Владимир Тольц: Думаю, дополнительное раздражение у поляков последняя фраза вызвала еще и потому, что одна из соавторов заметки в «Россиской газете» носит весьма значимую для послевоенной польской истории фамилию Рокоссовская. Елена Жемкова говорит на это:
Елена Жемкова: Я была 17 сентября на большой главной премьере фильма в Народном театре Польши – это самый большой зал в Варшаве, 1700 человек. И я видела их реакцию. Я должна сказать, что как раз вот это «помолчать», я именно это и видела. Так что, если уж госпожа Рокоссовская дает такую рекомендацию, то она опоздала с ней, потому что это происходит. А будет это, кстати сказать, кто-то использовать в политических целях здесь в России, а не только в Польше – это я не знаю, очень может быть. Дело в том, что и сейчас я так же, как и мой коллега Арсений Рогинский, считаю, что и сейчас решение этого вопроса, не продвижение к честному и открытому суду – это вопрос именно отсутствия политического решения. Так что и сейчас, и многие годы раньше эта катынская трагедия была заложницей разного рода политических решений и сил. Ну и что? Это для меня, честно сказать, неважно. Для меня важно, что действительно великий режиссер снял очень личный и очень честный фильм.
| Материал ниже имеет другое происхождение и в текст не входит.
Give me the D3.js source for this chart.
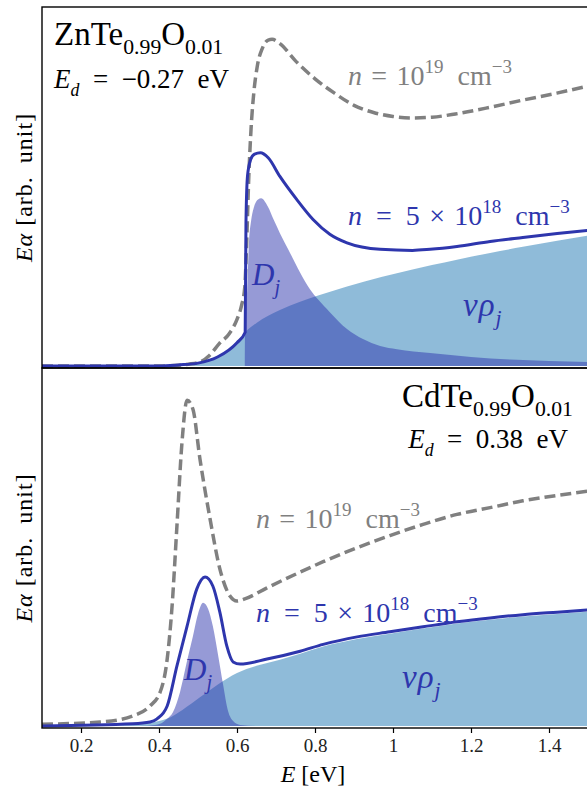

Владимир Тольц: С этим рассуждением Елены Жемковой согласны, мне кажется все, кому уже посчастливилось увидеть вайдовскую «Катынь». (По крайней мере, все, с кем из них мне довелось беседовать.) По ходу создания фильма Вайда многократно уверял, что он никоим образом не хотел бы, чтобы его произведение воспринималось как антирусское. Он достиг желаемого. Зрители по достоинству оценили один из сюжетов киноленты: советский офицер, его играет Сергей Гармаш, - спасает жену и дочь польского офицера от НКВД в собственной квартире. "Это важная и символичная фигура в фильме, – говорит главный редактор польской газеты "Трибуна" Марек Бараньский. - Благодаря этим сценам, Вайда строит картину, которая не является антироссийской".
С 21 сентября в этом может в кинотеатрах убедиться вся Польша. Тем временем зрители Москвы, Петербурга и других российских городов ждут появления «Катыни» Вайды и в российском кинопрокате.